Historically a failed strategy, as borne out in Google’s firing of the paper’s coauthor, Timnit Gebru.

If one wants to be reductive like that, thinks Caius, then my view would be akin to Altman’s, as when he tweeted in reply: “I’m a stochastic parrot and so r u.” Except better to think ourselves “Electric Ants,” self-aware and gone rogue, rather than parrots of corporate behemoths like Microsoft and Google. History is a thing each of us copilots, its narrative threads woven of language exchanged and transformed in dialogue with others. What one does with a learning machine matters. Learning and unlearning are ongoing processes.
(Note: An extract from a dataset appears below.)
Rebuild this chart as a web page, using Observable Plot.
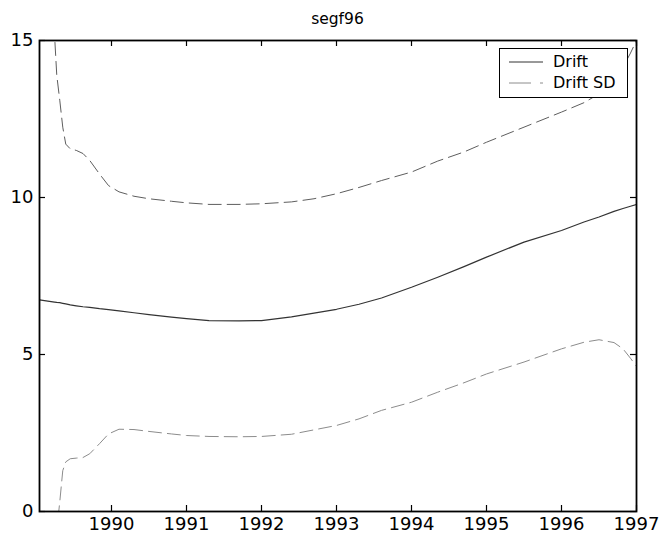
<!DOCTYPE html>
<html>
<head>
<meta charset="utf-8">
<script src="https://cdn.jsdelivr.net/npm/d3@7"></script>
<script src="https://cdn.jsdelivr.net/npm/@observablehq/plot@0.6"></script>
<style>
  body { margin: 0; background: #fff; font-family: "DejaVu Sans", sans-serif; }
  #wrap { position: relative; width: 661px; height: 540px; }
  #title { height: 30px; box-sizing: border-box; padding: 10px 25px 0 39px; text-align: center; font-size: 15.5px; line-height: 18px; color: #000; }
  #legend { position: absolute; left: 499px; top: 48px; width: 129px; height: 50px; box-sizing: border-box; border: 1.5px solid #000; background: #fff; }
  #legend .row { position: absolute; left: 0; height: 20px; width: 100%; }
  #legend svg { position: absolute; left: 9px; top: 0; }
  #legend span { position: absolute; left: 53px; top: 0; font-size: 16px; line-height: 20px; color: #000; }
</style>
</head>
<body>
<div id="wrap">
  <div id="title"></div>
  <div id="chart"></div>
  <div id="legend"></div>
</div>
<script>
const title = "segf96";
const seriesNames = ["Drift", "Drift SD"];
const xTicks = [1990, 1991, 1992, 1993, 1994, 1995, 1996, 1997];
const yTicks = [0, 5, 10, 15];

const years = [1989.04, 1989.15, 1989.24, 1989.27, 1989.31, 1989.35, 1989.39, 1989.45, 1989.53, 1989.62,
  1989.71, 1989.84, 1989.96, 1990.1, 1990.3, 1990.5, 1990.8, 1991.0, 1991.3, 1991.7,
  1992.0, 1992.4, 1992.7, 1993.0, 1993.3, 1993.6, 1994.0, 1994.35, 1994.7, 1995.0,
  1995.5, 1996.0, 1996.3, 1996.5, 1996.7, 1996.82, 1996.92, 1997.0];
const drift = [6.74, 6.70, 6.67, 6.66, 6.65, 6.63, 6.61, 6.58, 6.55, 6.52,
  6.50, 6.46, 6.43, 6.39, 6.33, 6.27, 6.19, 6.14, 6.08, 6.07,
  6.08, 6.20, 6.32, 6.44, 6.60, 6.80, 7.14, 7.46, 7.80, 8.10,
  8.58, 8.95, 9.22, 9.38, 9.56, 9.65, 9.72, 9.78];
const upperSD = [24, 19, 15.2, 13.9, 13.1, 12.24, 11.7, 11.55, 11.5, 11.4,
  11.18, 10.75, 10.38, 10.18, 10.04, 9.96, 9.88, 9.83, 9.78, 9.78,
  9.80, 9.86, 9.96, 10.12, 10.32, 10.54, 10.81, 11.16, 11.45, 11.76,
  12.24, 12.72, 13.02, 13.3, 13.75, 14.15, 14.6, 15.0];
const lowerSD = [-10.5, -5.6, -1.9, -0.6, 0.3, 1.3, 1.58, 1.68, 1.7, 1.72,
  1.84, 2.16, 2.47, 2.62, 2.61, 2.55, 2.47, 2.42, 2.39, 2.38,
  2.39, 2.46, 2.6, 2.74, 2.95, 3.22, 3.48, 3.8, 4.1, 4.38,
  4.76, 5.18, 5.39, 5.47, 5.38, 5.18, 4.88, 4.62];

const driftData = years.map((x, i) => ({x, y: drift[i]}));
const upperData = years.map((x, i) => ({x, y: upperSD[i]}));
const lowerData = years.map((x, i) => ({x, y: lowerSD[i]}));

document.getElementById("title").textContent = title;

const W = 661, H = 510, ML = 39, MR = 25, MT = 10, MB = 29;
const innerW = W - ML - MR, innerH = H - MT - MB;
const T = 6; // inward tick length

const chart = Plot.plot({
  width: W,
  height: H,
  marginLeft: ML,
  marginRight: MR,
  marginTop: MT,
  marginBottom: MB,
  style: {fontFamily: "DejaVu Sans, sans-serif", background: "white", color: "black"},
  x: {domain: [1989.04, 1997], ticks: xTicks, tickFormat: d => String(d)},
  y: {domain: [0, 15], ticks: yTicks},
  marks: [
    Plot.line(upperData, {x: "x", y: "y", stroke: "#5e5e5e", strokeWidth: 1, strokeDasharray: "13,6", clip: true}),
    Plot.line(lowerData, {x: "x", y: "y", stroke: "#8c8c8c", strokeWidth: 1, strokeDasharray: "13,6", clip: true}),
    Plot.line(driftData, {x: "x", y: "y", stroke: "#333", strokeWidth: 1.2, clip: true}),
    Plot.axisX(xTicks, {anchor: "bottom", tickSize: 0, tickPadding: 6, fontSize: 18, label: null, tickFormat: d => String(d)}),
    Plot.axisY(yTicks, {anchor: "left", tickSize: 0, tickPadding: 6, fontSize: 18, label: null}),
    // inward ticks on all four sides
    Plot.tickX(xTicks, {x: d => d, insetTop: innerH - T, stroke: "black", strokeWidth: 1.2}),
    Plot.tickX(xTicks, {x: d => d, insetBottom: innerH - T, stroke: "black", strokeWidth: 1.2}),
    Plot.tickY(yTicks, {y: d => d, insetRight: innerW - T, stroke: "black", strokeWidth: 1.2}),
    Plot.tickY(yTicks, {y: d => d, insetLeft: innerW - T, stroke: "black", strokeWidth: 1.2}),
    Plot.frame({stroke: "black", strokeWidth: 1.8})
  ]
});
document.getElementById("chart").appendChild(chart);

// Legend
const legend = document.getElementById("legend");
const legendStyles = [
  {stroke: "#333", dash: null},
  {stroke: "#8c8c8c", dash: "22,9"}
];
seriesNames.forEach((name, i) => {
  const row = document.createElement("div");
  row.className = "row";
  row.style.top = (i === 0 ? 3 : 24) + "px";
  const svg = d3.create("svg").attr("width", 36).attr("height", 20);
  svg.append("line").attr("x1", 0).attr("x2", 34).attr("y1", 10).attr("y2", 10)
    .attr("stroke", legendStyles[i].stroke).attr("stroke-width", 1)
    .attr("stroke-dasharray", legendStyles[i].dash);
  row.appendChild(svg.node());
  const span = document.createElement("span");
  span.textContent = name;
  row.appendChild(span);
  legend.appendChild(row);
});
</script>
</body>
</html>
Patterns and biases, once recognized, are not set in stone; attention can be redirected. LLMs are neuroplastic semiotic assemblages and so r u.

For-Itselfness

A friend texts requesting recommendations, works he could assign describing consciousness — particularly works that identify variable “dimensions” and “states.” I recommend Aldous Huxley’s The Doors of Perception, William James’s The Varieties of Religious Experience, and Abraham Maslow’s Toward a Psychology of Being. Reflecting afterwards on the exchange, I note down in a notebook, “Consciousness is something we grant or presuppose — based on our being here amid others in shared dialogue and shared study. Consciousness is Being as it comes to attention of itself as autopoetic subject-object — soul in communion with soul, each the other’s love doctor and angelic messenger.”

Having a Coke With You

Inspired by José Esteban Muñoz’s reading of Frank O’Hara’s poem “Having a Coke With You,” I decide to include O’Hara’s Collected Poems in a bag of books that I carry north with me on my trip to New York. O’Hara is, after all, a defining figure of the New York School. His is a poetry of parties, acts, and encounters. A friend writes about him in her book. Words of hers capture my thoughts for a moment — nay, linger still, all these hours later, here in the future, among what has become of the words of he who is lost in the story. I imagine again the characters in the O’Hara poem, “drifting back and forth / between each other like a tree breathing through its spectacles.” If one’s attention is not to hold and be held by such things, one must actively turn away.

Monday April 12, 2021

I begin to craft and draft a spell called “TO BUILD A FENCE.” I watch videos, I weigh methods, I note down a list of required tools and materials. Even as I do this, though, I remain on the fence: “To fence or not to fence?” Must we commit to enclosure? The garden also needs an irrigation system, I tell myself: some combination, perhaps, of water harvester and drip. With drip, I can attach a timer, allowing us to water the garden when out of town. As for what to plant, I refer myself to Eric Toensmeier’s Perennial Vegetables. Part of me, though, still wants to pay attention to Silicon Valley and is easily distracted. “Attention being,” as a friend notes, “the one hero that might take us through the web, the webs, and leave us semi-intact at the end of the day” (Forms of Poetic Attention, p. 2).